* MATERIAL:
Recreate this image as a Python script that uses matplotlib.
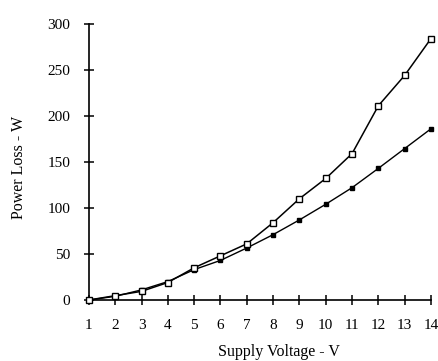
import matplotlib

matplotlib.use("Agg")
import matplotlib.pyplot as plt

plt.rcParams["font.family"] = ["Liberation Serif", "DejaVu Serif"]

voltage = [1, 2, 3, 4, 5, 6, 7, 8, 9, 10, 11, 12, 13, 14]
loss_open = [0, 4.7, 9.4, 19, 35, 48, 61, 84, 110, 132, 159, 211, 244, 284]
loss_filled = [0, 4, 11, 20, 33, 43, 56.5, 71, 87, 104, 122, 143, 164.5, 186]

y_ticks = [0, 50, 100, 150, 200, 250, 300]

fig = plt.figure(figsize=(4.38, 3.61), dpi=100, facecolor="white")
ax = fig.add_axes([0.203, 0.169, 0.781, 0.765])

ax.plot(voltage, loss_filled, color="black", linewidth=1.0, marker="s",
        markersize=2.8, markerfacecolor="black", clip_on=False, zorder=3)
ax.plot(voltage, loss_open, color="black", linewidth=1.1, marker="s",
        markersize=5, markerfacecolor="white", markeredgewidth=1.0,
        clip_on=False, zorder=4)

ax.set_xlim(1, 14)
ax.set_ylim(0, 300)
ax.set_xticks(voltage)
ax.set_yticks(y_ticks)

for side in ("top", "right"):
    ax.spines[side].set_visible(False)
for side in ("left", "bottom"):
    ax.spines[side].set_linewidth(1.2)

ax.tick_params(axis="both", direction="inout", length=7, width=1.1,
               labelsize=11, pad=10)

ax.set_xlabel("Supply Voltage - V", fontsize=11.5)
ax.xaxis.set_label_coords(0.556, -0.16)
ax.set_ylabel("Power Loss - W", fontsize=11.5)
ax.yaxis.set_label_coords(-0.18, 0.48)

fig.savefig("out.png", dpi=100)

* TASK TO COMPLETE: Check each line above for the string "matplotlib" and show the ones that have it.

* THE SOLUTION:
Recreate this image as a Python script that uses matplotlib.
import matplotlib
matplotlib.use("Agg")
import matplotlib.pyplot as plt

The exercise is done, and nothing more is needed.